Portée par une mise en scène
légère et colorée, la nouvelle production du Stanislavski n’atteint
pas le niveau des créations de l’an passé (les Fiançailles au Couvent
ou encore la Chauve-Souris), mais ne décevra pas les amateurs de l’œuvre.
Le décor se situe quelque part
entre une boutique Séphora et un minimalisme qu’on croirait inspiré de
Robert Wilson. Les costumes fantaisistes d’un Japon imaginaire et
facétieux introduisent une légère ironie et une distance par rapport au
drame lacrymogène de Puccini. On est loin des japoniaiseries dont on
affuble trop souvent cette oeuvre.
La langue italienne est maltraitée
comme à l’habitude. Impossible de comprendre un traître mot de la
langue de Dante. Certes le livret n’est pas un chef d’œuvre de poésie
mais c’est tout de même un comble de devoir lire le surtitrage
russe !
Irina Arkadeva campe une Mme
butterfly très émouvante, mais au caractère déterminé, aux gestes
directs et impulsifs plus russes que japonais. Fort éloigné de la Mme
Butterfly soumise, résignée et foncièrement passive que l’on voit
partout, et pour cause, puisque Puccini en a fait un archétype de la
victime.
Le chef d’orchestre ne
cherche guère à faire ressortir les motifs pseudo japonisants, ce qu’on
ne peut pas lui reprocher dans la mesure où ils constituent la partie la
moins réussie de la partition. En
revanche, l’orchestre manque singulièrement de finesse et de précision
sous la baguette habituellement plus inspirée d’Ara Karapetian. Puccini
est tout de même un orfèvre de l’orchestration, sans égal parmi les
véristes.
A moins d’être ému par la
voix compressée de l’inamovible ténor Roman Mouravitski, je vous
souhaite de tomber sur l’un des deux autres ténors de la distribution.
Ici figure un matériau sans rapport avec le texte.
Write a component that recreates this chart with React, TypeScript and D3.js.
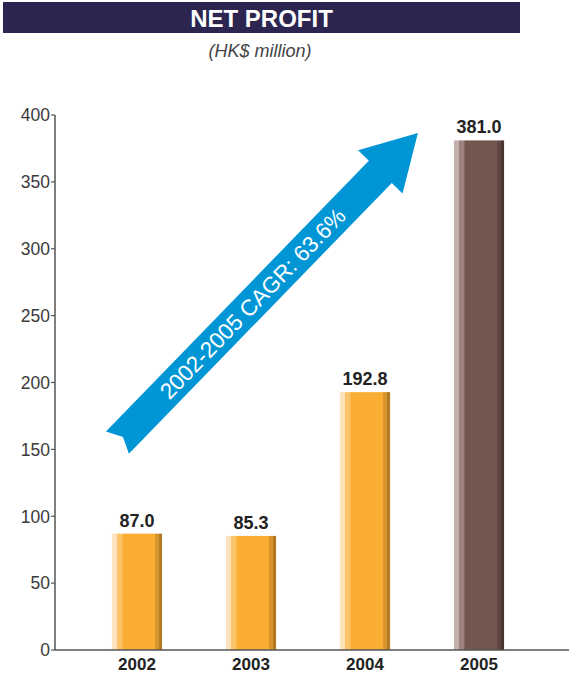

Le registre aigu de Mouravitski possède un je-ne-sais-quoi de turbine de
MIG 21 au décollage. Dans la série des paradoxes, pour un officier
américain, Mouravitski propose un jeu guindé fort décalé par rapport
à l’assurance et la désinvolture du personnage de Pinkerton.
Fort heureusement, le talent d’Irina
Arkadeva comme actrice et comme chanteuse, enjambe le récit à peine
mièvre de Puccini pour faire jaillir l’émotion.